On September 22, 2005, David was tragically killed in an automobile accident, leaving behind a wife and three young children. The following, which I posted on his memorial site, is a glimpse of how David’s life has impacted mine:
David was my first friend ever. My memories of David seem too numerous to write down. They range from swimming at his aunt’s pool as little kids, spending the night what seemed like every weekend at his house when we were kids, watching his high school football games, and meeting up with him in between the times we were away at college.
David was passionate, and never did anything half-hearted. He worked harder than anyone I’ve ever seen – be it in school, on the job, or even in a hobby – he was always motivated and driven to accomplish more. He never was satisfied with sliding by on his natural talents. He also played harder than anyone else, always willing to live life to its extremes. He would light up and bring life to any room he entered. David also cared for and loved all those within his reach. His sphere of influence seemed to grow with each passing day. David was truly most happy when he was able to serve others.

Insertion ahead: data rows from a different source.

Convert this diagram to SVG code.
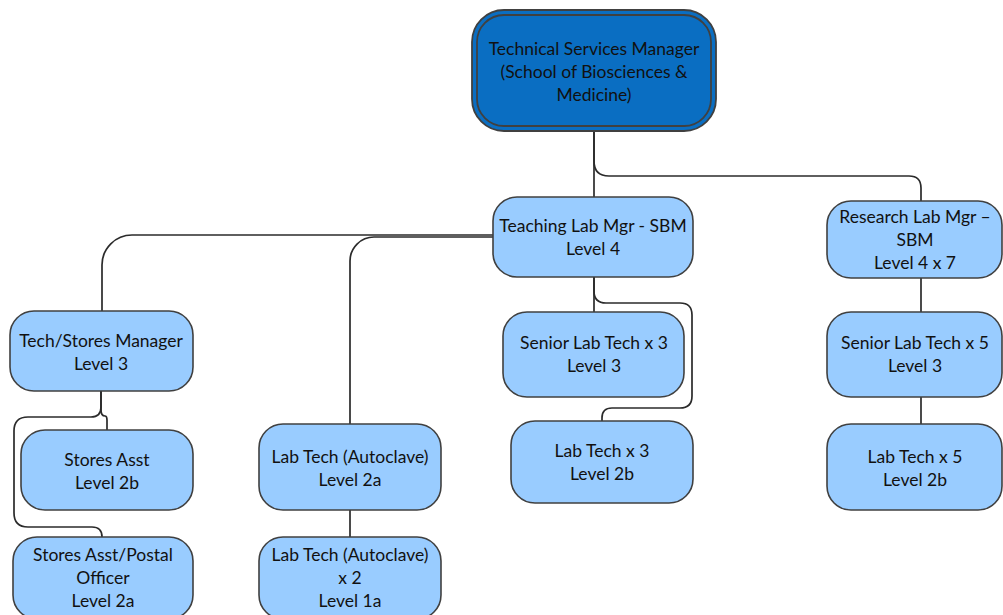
<svg xmlns="http://www.w3.org/2000/svg" width="1003" height="615" viewBox="0 0 1003 615">
<style>
.n{fill:#99CCFF;stroke:#404040;stroke-width:1.6}
.t{font-family:Lato,"Liberation Sans",sans-serif;font-size:17.5px;fill:#111;text-anchor:middle}
.c{fill:none;stroke:#2b2b2b;stroke-width:1.7}
</style>
<rect width="1003" height="615" fill="#fff"/>
<g id="connectors">
<path class="c" d="M594,131 V161 Q594,176 609,176 H909 Q921,176 921,188 V201"/>
<path class="c" d="M594,131 V197"/>
<path class="c" d="M493,235 H132 A30,30 0 0 0 102,265 V311"/>
<path class="c" d="M493,237 H374 A24,24 0 0 0 350,261 V424"/>
<path class="c" d="M594,277 V312"/>
<path class="c" d="M594,277 V291 Q594,303 606,303 H680 Q692,303 692,315 V396 Q692,408 680,408 H612 Q602,408 602,418 V421"/>
<path class="c" d="M921,278 V312"/>
<path class="c" d="M921,397 V424"/>
<path class="c" d="M350,510 V537"/>
<path class="c" d="M101,391 V410 Q101,416 105,416 Q107,416 107,420 V430"/>
<path class="c" d="M101,391 V407 Q101,417 91,417 H28 Q14,417 14,431 V513 Q14,527 28,527 H92 Q102,527 102,537"/>
</g>
<g id="tsm">
<rect x="472" y="10" width="244" height="121" rx="32" fill="#0A6EC2" stroke="#404040" stroke-width="1.8"/>
<rect x="477" y="15" width="234" height="111" rx="27" fill="none" stroke="#404040" stroke-width="1.8"/>
<text class="t" x="594" y="55">Technical Services Manager</text>
<text class="t" x="594" y="78">(School of Biosciences &amp;</text>
<text class="t" x="594" y="101">Medicine)</text>
</g>
<g id="teaching">
<rect class="n" x="493" y="197" width="200" height="80" rx="24"/>
<text class="t" x="593" y="232">Teaching Lab Mgr - SBM</text>
<text class="t" x="593" y="255">Level 4</text>
</g>
<g id="research">
<rect class="n" x="827" y="201" width="175" height="77" rx="24"/>
<text class="t" x="915" y="223">Research Lab Mgr –</text>
<text class="t" x="915" y="246">SBM</text>
<text class="t" x="915" y="269">Level 4 x 7</text>
</g>
<g id="techstores">
<rect class="n" x="10" y="311" width="183" height="80" rx="24"/>
<text class="t" x="101" y="347">Tech/Stores Manager</text>
<text class="t" x="101" y="370">Level 3</text>
</g>
<g id="senior3">
<rect class="n" x="503" y="312" width="181" height="85" rx="24"/>
<text class="t" x="594" y="349">Senior Lab Tech x 3</text>
<text class="t" x="594" y="372">Level 3</text>
</g>
<g id="senior5">
<rect class="n" x="827" y="312" width="175" height="85" rx="24"/>
<text class="t" x="915" y="349">Senior Lab Tech x 5</text>
<text class="t" x="915" y="372">Level 3</text>
</g>
<g id="storesasst">
<rect class="n" x="21" y="430" width="172" height="80" rx="24"/>
<text class="t" x="107" y="466">Stores Asst</text>
<text class="t" x="107" y="489">Level 2b</text>
</g>
<g id="autoclave">
<rect class="n" x="259" y="424" width="182" height="86" rx="24"/>
<text class="t" x="350" y="463">Lab Tech (Autoclave)</text>
<text class="t" x="350" y="486">Level 2a</text>
</g>
<g id="labtech3">
<rect class="n" x="511" y="421" width="182" height="82" rx="24"/>
<text class="t" x="602" y="457">Lab Tech x 3</text>
<text class="t" x="602" y="480">Level 2b</text>
</g>
<g id="labtech5">
<rect class="n" x="827" y="424" width="175" height="86" rx="24"/>
<text class="t" x="915" y="463">Lab Tech x 5</text>
<text class="t" x="915" y="486">Level 2b</text>
</g>
<g id="postal">
<rect class="n" x="13" y="537" width="180" height="82" rx="24"/>
<text class="t" x="103" y="561">Stores Asst/Postal</text>
<text class="t" x="103" y="584">Officer</text>
<text class="t" x="103" y="607">Level 2a</text>
</g>
<g id="autoclave2">
<rect class="n" x="259" y="537" width="182" height="82" rx="24"/>
<text class="t" x="350" y="561">Lab Tech (Autoclave)</text>
<text class="t" x="350" y="584">x 2</text>
<text class="t" x="350" y="607">Level 1a</text>
</g>
</svg>
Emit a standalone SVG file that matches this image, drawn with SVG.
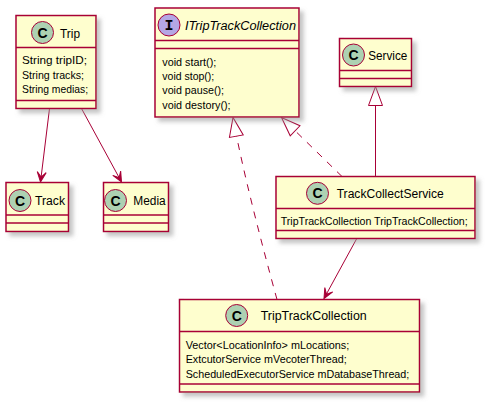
<svg xmlns="http://www.w3.org/2000/svg" width="485" height="402" viewBox="0 0 485 402">
<defs>
<filter id="sh" x="-10%" y="-10%" width="130%" height="130%">
<feGaussianBlur in="SourceAlpha" stdDeviation="2" result="b"/>
<feOffset in="b" dx="4" dy="4" result="o"/>
<feColorMatrix in="o" type="matrix" values="0 0 0 0 0.3  0 0 0 0 0.3  0 0 0 0 0.3  0 0 0 0.55 0" result="c"/>
<feMerge><feMergeNode in="c"/><feMergeNode in="SourceGraphic"/></feMerge>
</filter>
<marker id="open" markerUnits="userSpaceOnUse" viewBox="-10 -5 11 10" refX="0" refY="0" markerWidth="11" markerHeight="10" orient="auto" overflow="visible">
<path d="M0,0 L-10,-4.5 L-5,0 L-10,4.5 Z" fill="#A80036" stroke="#A80036" stroke-width="1"/>
</marker>
<marker id="tri" markerUnits="userSpaceOnUse" viewBox="-20 -8 21 16" refX="0" refY="0" markerWidth="21" markerHeight="16" orient="auto" overflow="visible">
<path d="M0,0 L-19,-7 L-19,7 Z" fill="#FFFFFF" stroke="#A80036" stroke-width="1" stroke-dasharray="none"/>
</marker>
</defs>
<style>
.box{fill:#FEFECE;stroke:#A80036;stroke-width:1.5;filter:url(#sh)}
.sep{stroke:#A80036;stroke-width:1.5}
.ci{fill:#ADD1B2;stroke:#A80036;stroke-width:1}
.ii{fill:#B4A7E5;stroke:#A80036;stroke-width:1}
.cl{font-family:"Liberation Sans",Arial,sans-serif;font-size:14px;font-weight:bold;fill:#000;text-anchor:middle}
.il{font-family:"Liberation Mono","Courier New",monospace;font-size:15px;font-weight:bold;fill:#000;text-anchor:middle}
.t{font-family:"Liberation Sans",Arial,sans-serif;font-size:12px;fill:#000}
.ti{font-family:"Liberation Sans",Arial,sans-serif;font-size:12px;font-style:italic;fill:#000}
.a{font-family:"Liberation Sans",Arial,sans-serif;font-size:11px;fill:#000}
.ln{fill:none;stroke:#A80036;stroke-width:1}
.dash{stroke-dasharray:7,7}
</style>

<g id="connectors">
<path class="ln" d="M49.5,108.5 L40.5,182" marker-end="url(#open)"/>
<path class="ln" d="M81.5,108.5 L121.5,182" marker-end="url(#open)"/>
<path class="ln" d="M356.5,239 L324,298.5" marker-end="url(#open)"/>
<path class="ln dash" d="M277,299.5 C262,245 242,168 233,117.5" marker-end="url(#tri)"/>
<path class="ln dash" d="M342,176.5 L281.5,117.5" marker-end="url(#tri)"/>
<path class="ln" d="M375.5,176.5 L375.5,86.5" marker-end="url(#tri)"/>
</g>

<g id="Trip">
<rect class="box" x="16" y="15.5" width="80" height="93"/>
<circle class="ci" cx="42.5" cy="32.5" r="11"/>
<text class="cl" x="42.5" y="37.5">C</text>
<text class="t" x="60" y="37.5" textLength="20" lengthAdjust="spacingAndGlyphs">Trip</text>
<line class="sep" x1="16" y1="47.5" x2="96" y2="47.5"/>
<text class="a" x="22" y="64.3" textLength="65" lengthAdjust="spacingAndGlyphs">String tripID;</text>
<text class="a" x="22" y="78.7" textLength="62" lengthAdjust="spacingAndGlyphs">String tracks;</text>
<text class="a" x="22" y="93.1" textLength="66" lengthAdjust="spacingAndGlyphs">String medias;</text>
<line class="sep" x1="16" y1="100.5" x2="96" y2="100.5"/>
</g>

<g id="ITripTrackCollection">
<rect class="box" x="155" y="8" width="144" height="109"/>
<circle class="ii" cx="169" cy="25" r="11"/>
<text class="il" x="169" y="30">I</text>
<text class="ti" x="185" y="29.5" textLength="111" lengthAdjust="spacingAndGlyphs">ITripTrackCollection</text>
<line class="sep" x1="155" y1="40.5" x2="299" y2="40.5"/>
<line class="sep" x1="155" y1="48.5" x2="299" y2="48.5"/>
<text class="a" x="162.3" y="65.5" textLength="54" lengthAdjust="spacingAndGlyphs">void start();</text>
<text class="a" x="162.3" y="79.9" textLength="52" lengthAdjust="spacingAndGlyphs">void stop();</text>
<text class="a" x="162.3" y="94.3" textLength="61.7" lengthAdjust="spacingAndGlyphs">void pause();</text>
<text class="a" x="162.3" y="108.7" textLength="68.3" lengthAdjust="spacingAndGlyphs">void destory();</text>
</g>

<g id="Service">
<rect class="box" x="339.5" y="38.5" width="72" height="48"/>
<circle class="ci" cx="353.5" cy="55" r="11"/>
<text class="cl" x="353.5" y="60">C</text>
<text class="t" x="368.3" y="59.5" textLength="39" lengthAdjust="spacingAndGlyphs">Service</text>
<line class="sep" x1="339.5" y1="70.5" x2="411.5" y2="70.5"/>
<line class="sep" x1="339.5" y1="78.5" x2="411.5" y2="78.5"/>
</g>

<g id="TrackCollectService">
<rect class="box" x="276" y="176.5" width="199" height="62"/>
<circle class="ci" cx="317.5" cy="193.3" r="11"/>
<text class="cl" x="317.5" y="198.3">C</text>
<text class="t" x="336.7" y="197.8" textLength="107" lengthAdjust="spacingAndGlyphs">TrackCollectService</text>
<line class="sep" x1="276" y1="208.5" x2="475" y2="208.5"/>
<text class="a" x="280.7" y="224.5" textLength="187" lengthAdjust="spacingAndGlyphs">TripTrackCollection TripTrackCollection;</text>
<line class="sep" x1="276" y1="230.5" x2="475" y2="230.5"/>
</g>

<g id="Track">
<rect class="box" x="6" y="182.5" width="62.5" height="49"/>
<circle class="ci" cx="20" cy="200.5" r="11"/>
<text class="cl" x="20" y="205.5">C</text>
<text class="t" x="35" y="204.5" textLength="30" lengthAdjust="spacingAndGlyphs">Track</text>
<line class="sep" x1="6" y1="215" x2="68.5" y2="215"/>
<line class="sep" x1="6" y1="223" x2="68.5" y2="223"/>
</g>

<g id="Media">
<rect class="box" x="103.5" y="182.5" width="65" height="49"/>
<circle class="ci" cx="115.5" cy="200.5" r="11"/>
<text class="cl" x="115.5" y="205.5">C</text>
<text class="t" x="133.3" y="204.5" textLength="32.4" lengthAdjust="spacingAndGlyphs">Media</text>
<line class="sep" x1="103.5" y1="215" x2="168.5" y2="215"/>
<line class="sep" x1="103.5" y1="223" x2="168.5" y2="223"/>
</g>

<g id="TripTrackCollection">
<rect class="box" x="179.5" y="299.5" width="240" height="92.5"/>
<circle class="ci" cx="236.7" cy="315.5" r="11"/>
<text class="cl" x="236.7" y="320.5">C</text>
<text class="t" x="260.7" y="320" textLength="106" lengthAdjust="spacingAndGlyphs">TripTrackCollection</text>
<line class="sep" x1="179.5" y1="331.5" x2="419.5" y2="331.5"/>
<text class="a" x="185.7" y="348.5" textLength="163.6" lengthAdjust="spacingAndGlyphs">Vector&lt;LocationInfo&gt; mLocations;</text>
<text class="a" x="185.7" y="363" textLength="161" lengthAdjust="spacingAndGlyphs">ExtcutorService mVecoterThread;</text>
<text class="a" x="185.7" y="377.5" textLength="223.6" lengthAdjust="spacingAndGlyphs">ScheduledExecutorService mDatabaseThread;</text>
<line class="sep" x1="179.5" y1="384" x2="419.5" y2="384"/>
</g>
</svg>
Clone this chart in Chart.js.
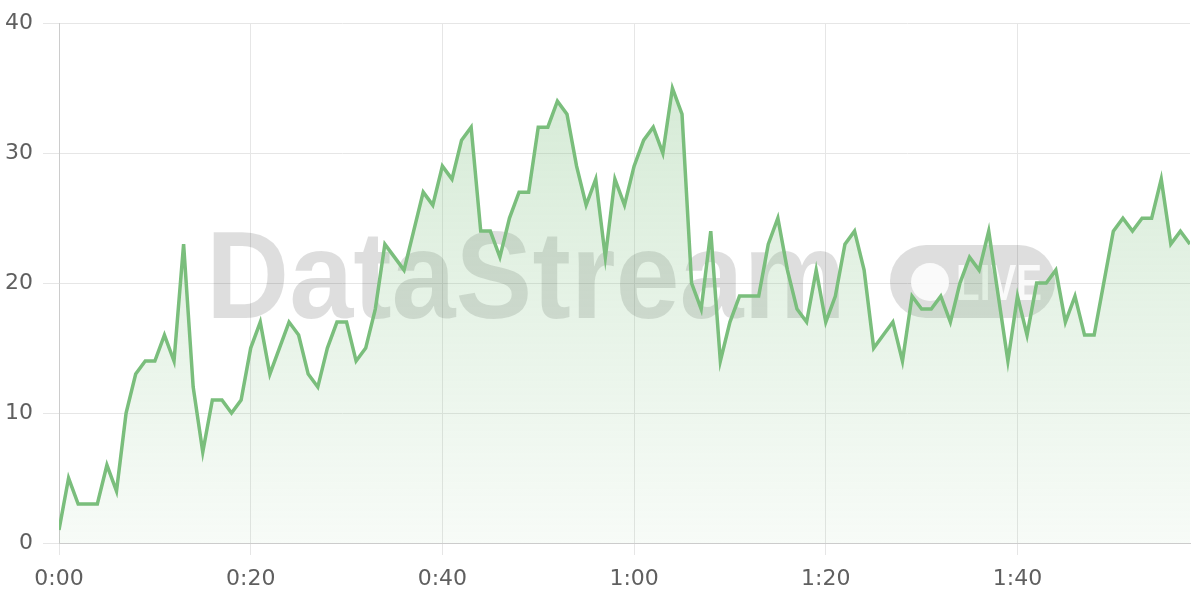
<!DOCTYPE html>
<html>
<head>
<meta charset="utf-8">
<script src="https://cdn.jsdelivr.net/npm/chart.js@4"></script>
<style>
  html, body { margin: 0; padding: 0; background: #fff; }
  #wrap { width: 1200px; height: 600px; }
</style>
</head>
<body>
<div id="wrap"><canvas id="viewers"></canvas></div>
<script>
// one reading per minute, starting at 0:00
const values = [
  1, 5, 3, 3, 3, 6, 4, 10, 13, 14,
  14, 16, 14, 23, 12, 7, 11, 11, 10, 11,
  15, 17, 13, 15, 17, 16, 13, 12, 15, 17,
  17, 14, 15, 18, 23, 22, 21, 24, 27, 26,
  29, 28, 31, 32, 24, 24, 22, 25, 27, 27,
  32, 32, 34, 33, 29, 26, 28, 22, 28, 26,
  29, 31, 32, 30, 35, 33, 20, 18, 24, 14,
  17, 19, 19, 19, 23, 25, 21, 18, 17, 21,
  17, 19, 23, 24, 21, 15, 16, 17, 14, 19,
  18, 18, 19, 17, 20, 22, 21, 24, 19, 14,
  19, 16, 20, 20, 21, 17, 19, 16, 16, 20,
  24, 25, 24, 25, 25, 28, 23, 24, 23
];
const yTicks = [0, 10, 20, 30, 40];
const xTickStep = 20; // minutes between x labels

const points = values.map((v, i) => ({ x: i, y: v }));

const lineColor = 'rgb(122, 190, 124)';
const tickFont = { family: 'DejaVu Sans', size: 22 };

// watermark behind the line
const watermark = {
  id: 'watermark',
  beforeDatasetsDraw(chart) {
    const ctx = chart.ctx;
    ctx.save();
    ctx.fillStyle = 'rgba(0,0,0,0.13)';
    ctx.font = 'bold 124px "Liberation Sans"';
    ctx.textBaseline = 'alphabetic';
    ctx.fillText('DataStream', 206, 318, 640);
    // LIVE pill
    const x = 890, y = 245, w = 165, h = 73, r = 36;
    ctx.beginPath();
    ctx.roundRect(x, y, w, h, r);
    ctx.fill();
    ctx.globalCompositeOperation = 'destination-out';
    ctx.fillStyle = 'rgba(0,0,0,0.85)';
    ctx.beginPath();
    ctx.arc(930, 282, 19, 0, Math.PI * 2);
    ctx.fill();
    ctx.font = 'bold 50px "Liberation Sans"';
    ctx.fillText('LIVE', 956, 300, 86);
    ctx.restore();
  }
};

const ctx1 = document.getElementById('viewers');

new Chart(ctx1, {
  type: 'line',
  data: {
    datasets: [{
      data: points,
      borderColor: lineColor,
      borderWidth: 3.5,
      pointRadius: 0,
      tension: 0,
      fill: 'origin',
      backgroundColor(context) {
        const area = context.chart.chartArea;
        if (!area) return 'rgba(122,190,124,0.15)';
        const g = context.chart.ctx.createLinearGradient(0, area.top, 0, area.bottom);
        g.addColorStop(0, 'rgba(122,190,124,0.34)');
        g.addColorStop(1, 'rgba(122,190,124,0.06)');
        return g;
      }
    }]
  },
  options: {
    responsive: true,
    maintainAspectRatio: false,
    animation: false,
    layout: { autoPadding: false, padding: { top: 20, right: 10, bottom: 0, left: 0 } },
    plugins: {
      legend: { display: false },
      tooltip: { enabled: false }
    },
    scales: {
      x: {
        type: 'linear',
        min: 0,
        max: values.length - 1,
        afterFit: (s) => { s.height = 57; },
        grid: { color: '#e6e6e6', lineWidth: 1, tickLength: 12 },
        border: { color: '#cccccc', width: 1 },
        ticks: {
          stepSize: xTickStep,
          includeBounds: false,
          padding: 11,
          color: '#5f5f5f',
          font: tickFont,
          maxRotation: 0,
          callback: (v) => Math.floor(v / 60) + ':' + String(v % 60).padStart(2, '0')
        }
      },
      y: {
        min: yTicks[0],
        max: yTicks[yTicks.length - 1],
        afterFit: (s) => { s.width = 59; },
        grid: { color: '#e6e6e6', lineWidth: 1, tickLength: 16 },
        border: { color: '#cccccc', width: 1 },
        ticks: {
          stepSize: 10,
          padding: 10,
          color: '#5f5f5f',
          font: tickFont
        }
      }
    }
  },
  plugins: [watermark]
});
</script>
</body>
</html>
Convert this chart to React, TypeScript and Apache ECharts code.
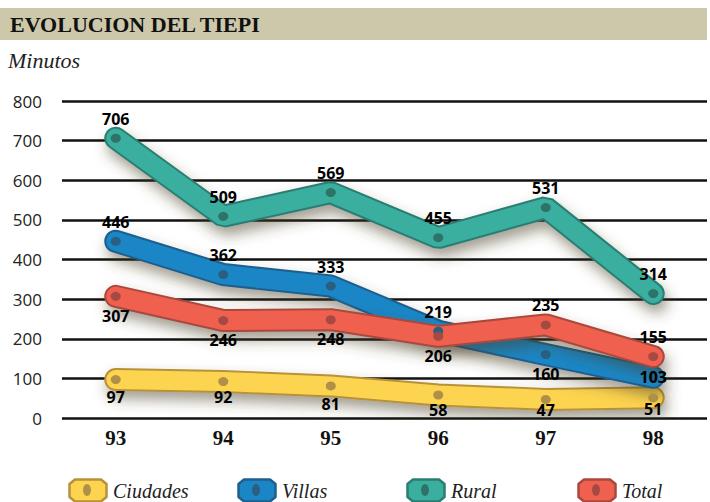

For David, there was no middle ground. He simply did not live a lukewarm life. It brings me great fulfillment to know that he took the struggles life gave him, and channeled them for the glory of God. His life is a great testimony of what the Lord can do through you when you make the decision to surrender your life to Him.
I reflect back and feel lucky that God blessed me with David’s friendship for a season of our lives, and I feel most fortunate to see his story unfold from the beginning. He has had a profound effect on my life like few others have. I see bits and pieces of his character in myself and all around me nearly every single day. He simply made those around him better, and when around me, he made me a better person too. The only way to repay God for the wonderful memories is to pass along his love, passion, and drive to others. To do anything less would do David a disservice.
What I’ve Learned
There are many emotions that surround a tragic situation or unexpected loss of a loved one. With time & perspective come an opportunity to learn from such an unfortunate event. Here are a few things that come to mind given who David was and how his life was cut short:
1. Pursue your passion.
David was a passionate, all-or-nothing type of guy. What do I take away from it? Follow your passions and work hard to see them through. To do less is a disservice to those that came before us, and those who didn’t have a chance to see their vision completed.
I enjoy — really enjoy — talking about all things money. It is so intertwined into all we do and a representation of who we are and what values we possess. I find it fascinating. But money is only a medium, or a conduit, for goods & services.
It is important to take a step back from bailouts, financial struggles, and budgets, and remember the fundamentals of life do not involve greenbacks or stuff you bought with that money. Rather, what’s fundamental to life are those relationships we have and seek with others. Relationships — with God, family, and friends — are what make up who we are and what values we possess. Money is a mere reflection of your values, but it is not a fundamental value of life.
3. Practical Applications: Be Prepared for Tragedy
By virtue of happenstance more than methodical planning, David’s company – a local bank – had a life insurance policy on him. It wasn’t millions of dollars, but it was enough to cover the costs on the home David’s family had just built. With young kids to take care of, David’s wife is in a position financially where she was not reliant upon an immediate income, but could stay home and care for her children. If you are married, have substantial debts or assets, or have children — you need a responsible amount of term life insurance. Do not wait until it is too late.
I do not know if David had a will, or who was responsible for the household finances in his relationship. What I do know, is that you need to be prepared. Some basic things:
- Get a Will — whether you seek out an attorney or buy a cheap-o online template, get a will. It makes the financial transition smoother on those that survive you.
- Prepare a simplified household budget, list of accounts, and usernames & passwords for all relevant accounts — banking, credit cards, retirement, e-mail addresses, online charitable giving accounts, etc.
How About You?
What are your thoughts? Has a personal tragedy affected your perspective, financially or life in general??